— BEGIN —

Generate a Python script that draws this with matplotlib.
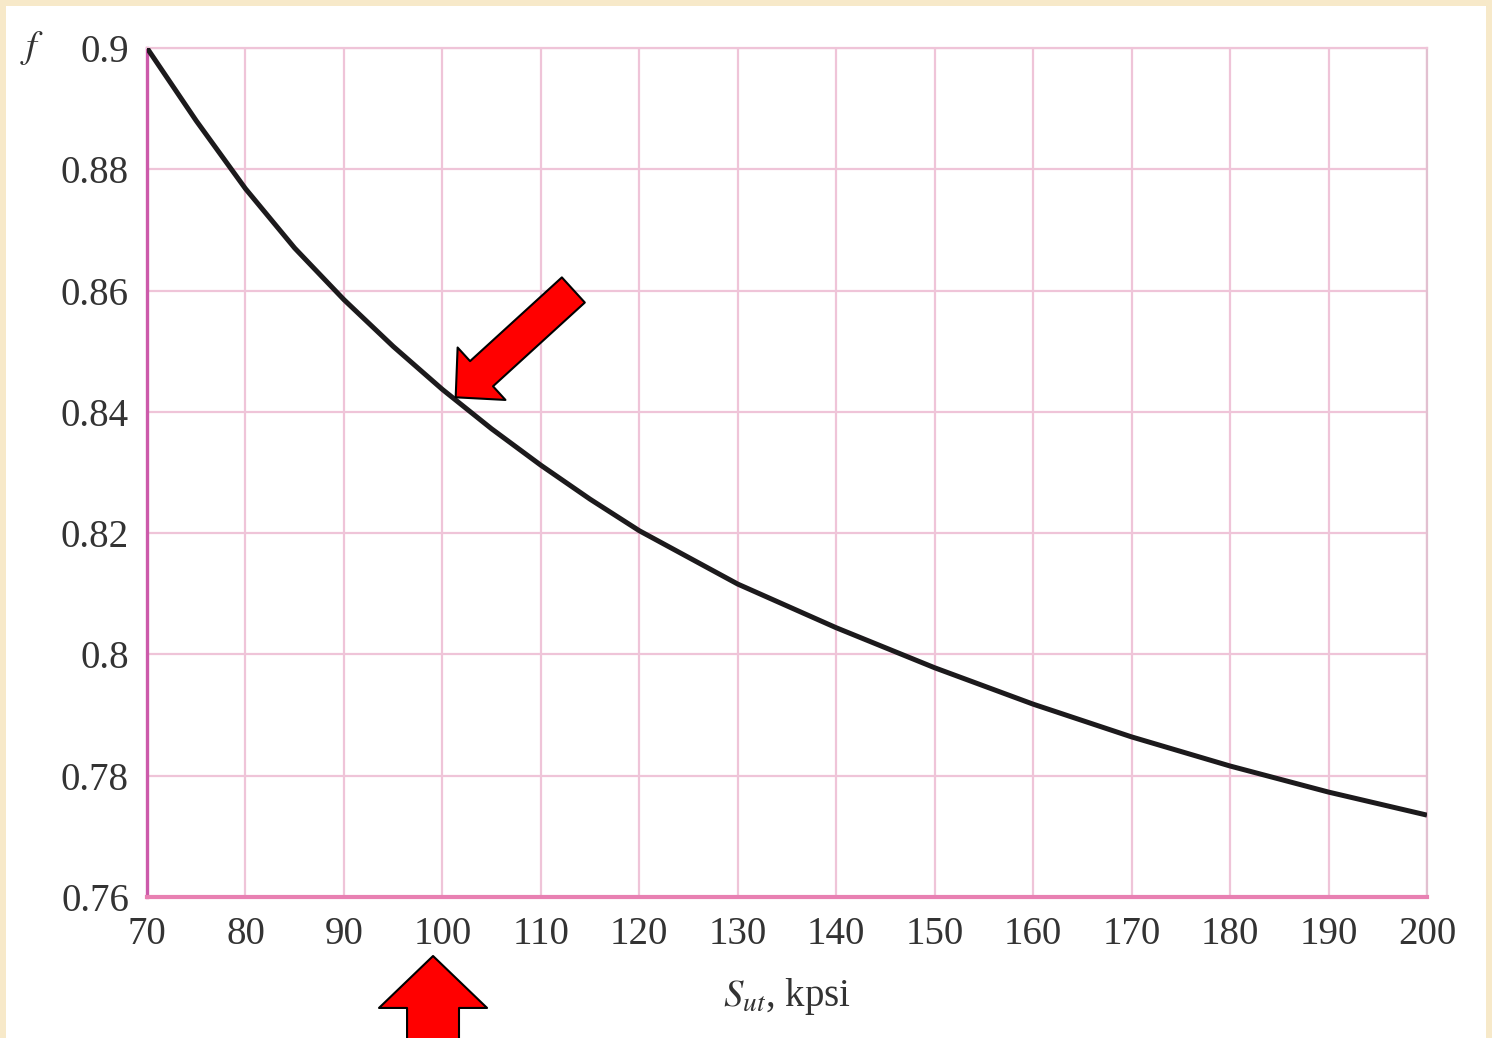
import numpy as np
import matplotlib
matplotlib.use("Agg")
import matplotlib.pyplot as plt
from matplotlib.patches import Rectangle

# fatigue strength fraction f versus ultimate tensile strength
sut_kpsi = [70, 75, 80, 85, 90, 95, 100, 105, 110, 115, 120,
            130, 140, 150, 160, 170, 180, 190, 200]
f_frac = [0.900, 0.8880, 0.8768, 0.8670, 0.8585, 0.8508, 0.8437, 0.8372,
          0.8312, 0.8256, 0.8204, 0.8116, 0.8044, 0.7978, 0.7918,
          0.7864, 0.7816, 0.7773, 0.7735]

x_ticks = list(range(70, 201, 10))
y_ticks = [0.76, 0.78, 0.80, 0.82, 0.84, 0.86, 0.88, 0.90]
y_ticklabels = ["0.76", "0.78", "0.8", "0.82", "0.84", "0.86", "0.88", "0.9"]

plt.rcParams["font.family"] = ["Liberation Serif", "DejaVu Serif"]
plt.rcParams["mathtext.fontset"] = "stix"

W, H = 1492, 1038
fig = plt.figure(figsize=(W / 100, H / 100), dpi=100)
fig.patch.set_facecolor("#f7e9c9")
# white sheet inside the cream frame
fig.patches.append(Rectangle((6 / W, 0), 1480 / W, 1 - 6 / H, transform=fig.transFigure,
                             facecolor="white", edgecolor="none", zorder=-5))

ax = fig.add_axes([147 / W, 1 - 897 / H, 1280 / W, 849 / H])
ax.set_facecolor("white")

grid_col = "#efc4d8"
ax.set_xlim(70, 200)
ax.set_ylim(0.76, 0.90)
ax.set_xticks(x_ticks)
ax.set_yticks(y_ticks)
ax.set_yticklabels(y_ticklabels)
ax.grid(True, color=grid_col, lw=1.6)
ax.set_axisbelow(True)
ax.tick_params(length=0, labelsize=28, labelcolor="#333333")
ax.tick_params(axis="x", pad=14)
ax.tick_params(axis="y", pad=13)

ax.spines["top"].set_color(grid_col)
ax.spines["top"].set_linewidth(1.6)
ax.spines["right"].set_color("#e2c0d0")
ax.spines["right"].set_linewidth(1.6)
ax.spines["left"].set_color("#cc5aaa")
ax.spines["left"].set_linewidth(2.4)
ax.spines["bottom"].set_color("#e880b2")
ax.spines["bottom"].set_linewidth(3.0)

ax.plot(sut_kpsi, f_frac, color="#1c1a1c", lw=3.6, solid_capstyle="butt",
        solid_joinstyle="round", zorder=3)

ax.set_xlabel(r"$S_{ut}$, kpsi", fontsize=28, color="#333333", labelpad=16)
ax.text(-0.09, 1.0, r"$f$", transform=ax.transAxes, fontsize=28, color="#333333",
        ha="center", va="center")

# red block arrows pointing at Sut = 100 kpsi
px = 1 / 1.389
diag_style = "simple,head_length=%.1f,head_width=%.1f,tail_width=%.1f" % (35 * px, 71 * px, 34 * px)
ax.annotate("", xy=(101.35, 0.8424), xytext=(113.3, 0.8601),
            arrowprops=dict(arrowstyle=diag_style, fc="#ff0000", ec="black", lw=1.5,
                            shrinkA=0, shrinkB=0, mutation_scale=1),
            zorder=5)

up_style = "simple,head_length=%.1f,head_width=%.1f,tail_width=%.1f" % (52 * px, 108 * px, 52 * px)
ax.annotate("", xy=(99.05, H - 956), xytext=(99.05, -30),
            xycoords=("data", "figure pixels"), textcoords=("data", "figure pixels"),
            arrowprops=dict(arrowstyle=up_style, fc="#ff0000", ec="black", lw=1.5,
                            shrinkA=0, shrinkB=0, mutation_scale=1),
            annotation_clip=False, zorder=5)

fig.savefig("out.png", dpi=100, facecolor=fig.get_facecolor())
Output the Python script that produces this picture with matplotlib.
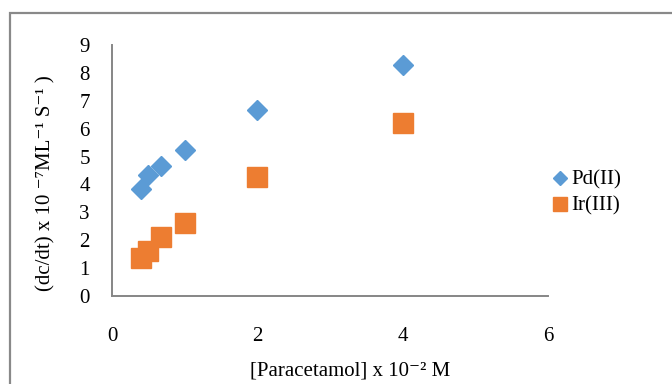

— END —

The images in the entries above should be left out; please reproduce exactly the lines from the first through the one containing "from matplotlib.patches import Rectangle".

:: Exercise response ::
Generate a Python script that draws this with matplotlib.
import numpy as np
import matplotlib
matplotlib.use("Agg")
import matplotlib.pyplot as plt
from matplotlib.patches import Rectangle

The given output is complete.